* YOUR GOAL
Each line from the top of the listing through the one holding "(subr) at (495,330)" should be restated word for word, with nothing added and no pictures.

* PROVIDED MATERIAL
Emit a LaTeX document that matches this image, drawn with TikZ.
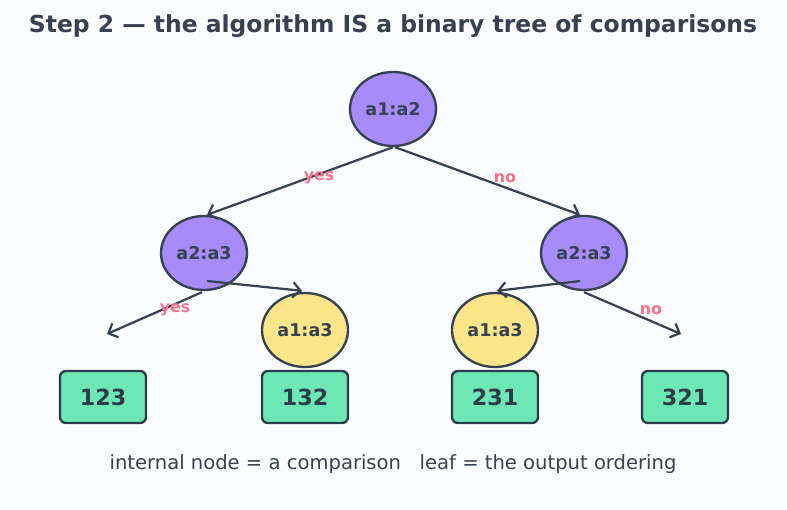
\documentclass[tikz,border=0pt]{standalone}
\usepackage{fontspec}
\setmainfont{DejaVu Sans}
\usetikzlibrary{shapes.geometric,arrows.meta,calc}
\definecolor{inkc}{HTML}{374151}
\definecolor{leafink}{HTML}{2B3E48}
\definecolor{cmpc}{HTML}{A78BFA}
\definecolor{subc}{HTML}{FDE68A}
\definecolor{leafc}{HTML}{6EE7B7}
\definecolor{ansc}{HTML}{F4728A}
\definecolor{bgc}{HTML}{FBFCFE}

\begin{document}
\begin{tikzpicture}[x=0.03cm,y=-0.03cm,
  cmp/.style={ellipse,draw=inkc,line width=2pt,fill=cmpc,minimum width=2.58cm,
    minimum height=2.22cm,inner sep=0pt,text=inkc,font=\fontsize{15}{17}\selectfont\bfseries},
  sub/.style={cmp,fill=subc},
  leaf/.style={rectangle,rounded corners=5pt,draw=leafink,line width=2pt,fill=leafc,
    minimum width=2.58cm,minimum height=1.56cm,inner sep=0pt,text=leafink,
    font=\fontsize{19}{22}\selectfont\bfseries},
  edge/.style={line width=1.9pt,draw=inkc,-{Straight Barb[length=6.5pt,width=13pt,line width=1.9pt]}},
  ans/.style={text=ansc,font=\fontsize{13.5}{15}\selectfont\bfseries}]
  % Canvas
  \fill[bgc] (0,0) rectangle (787,510);
  \node[text=inkc,font=\fontsize{20}{23}\selectfont\bfseries] (title) at (393,26)
    {Step 2 — the algorithm IS a binary tree of comparisons};

  % Comparisons
  \node[cmp] (root) at (393,109) {a1:a2};
  \node[cmp] (left) at (204,253) {a2:a3};
  \node[cmp] (right) at (584,253) {a2:a3};
  \node[sub] (subl) at (305,330) {a1:a3};
  \node[sub] (subr) at (495,330) {a1:a3};

  % Leaves
  \node[leaf] (p123) at (103,397) {123};
  \node[leaf] (p132) at (305,397) {132};
  \node[leaf] (p231) at (495,397) {231};
  \node[leaf] (p321) at (685,397) {321};

  % Free ends
  \coordinate (endl) at (107,334);
  \coordinate (endr) at (681,334);

  % Branches
  \draw[edge] (root.south) -- ($(left.north)+(3,0)$);
  \draw[edge] ($(root.south)+(2,0)$) -- ($(right.north)+(-4,0)$);
  \draw[edge] ($(left.south)+(-2,1)$) -- (endl);
  \draw[edge] ($(left.center)+(3,28)$) -- ($(subl.north)+(-3,-1)$);
  \draw[edge] ($(right.center)+(-4,28)$) -- ($(subr.north)+(2,-1)$);
  \draw[edge] ($(right.south)+(0,1)$) -- (endr);

  % Answers
  \node[ans] (ya) at (319,178) {yes};
  \node[ans] (na) at (505,178) {no};
  \node[ans] (yb) at (175,310) {yes};
  \node[ans] (nb) at (651,310) {no};

  % Legend
  \node[text=inkc,font=\fontsize{16.7}{19}\selectfont] (legend) at (393,464)
    {internal node = a comparison\ \ \ leaf = the output ordering};
\end{tikzpicture}
\end{document}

* RESPONSE TO THE EXERCISE
Emit a LaTeX document that matches this image, drawn with TikZ.
\documentclass[tikz,border=0pt]{standalone}
\usepackage{fontspec}
\setmainfont{DejaVu Sans}
\usetikzlibrary{shapes.geometric,arrows.meta,calc}
\definecolor{inkc}{HTML}{374151}
\definecolor{leafink}{HTML}{2B3E48}
\definecolor{cmpc}{HTML}{A78BFA}
\definecolor{subc}{HTML}{FDE68A}
\definecolor{leafc}{HTML}{6EE7B7}
\definecolor{ansc}{HTML}{F4728A}
\definecolor{bgc}{HTML}{FBFCFE}

\begin{document}
\begin{tikzpicture}[x=0.03cm,y=-0.03cm,
  cmp/.style={ellipse,draw=inkc,line width=2pt,fill=cmpc,minimum width=2.58cm,
    minimum height=2.22cm,inner sep=0pt,text=inkc,font=\fontsize{15}{17}\selectfont\bfseries},
  sub/.style={cmp,fill=subc},
  leaf/.style={rectangle,rounded corners=5pt,draw=leafink,line width=2pt,fill=leafc,
    minimum width=2.58cm,minimum height=1.56cm,inner sep=0pt,text=leafink,
    font=\fontsize{19}{22}\selectfont\bfseries},
  edge/.style={line width=1.9pt,draw=inkc,-{Straight Barb[length=6.5pt,width=13pt,line width=1.9pt]}},
  ans/.style={text=ansc,font=\fontsize{13.5}{15}\selectfont\bfseries}]
  % Canvas
  \fill[bgc] (0,0) rectangle (787,510);
  \node[text=inkc,font=\fontsize{20}{23}\selectfont\bfseries] (title) at (393,26)
    {Step 2 — the algorithm IS a binary tree of comparisons};

  % Comparisons
  \node[cmp] (root) at (393,109) {a1:a2};
  \node[cmp] (left) at (204,253) {a2:a3};
  \node[cmp] (right) at (584,253) {a2:a3};
  \node[sub] (subl) at (305,330) {a1:a3};
  \node[sub] (subr) at (495,330) {a1:a3};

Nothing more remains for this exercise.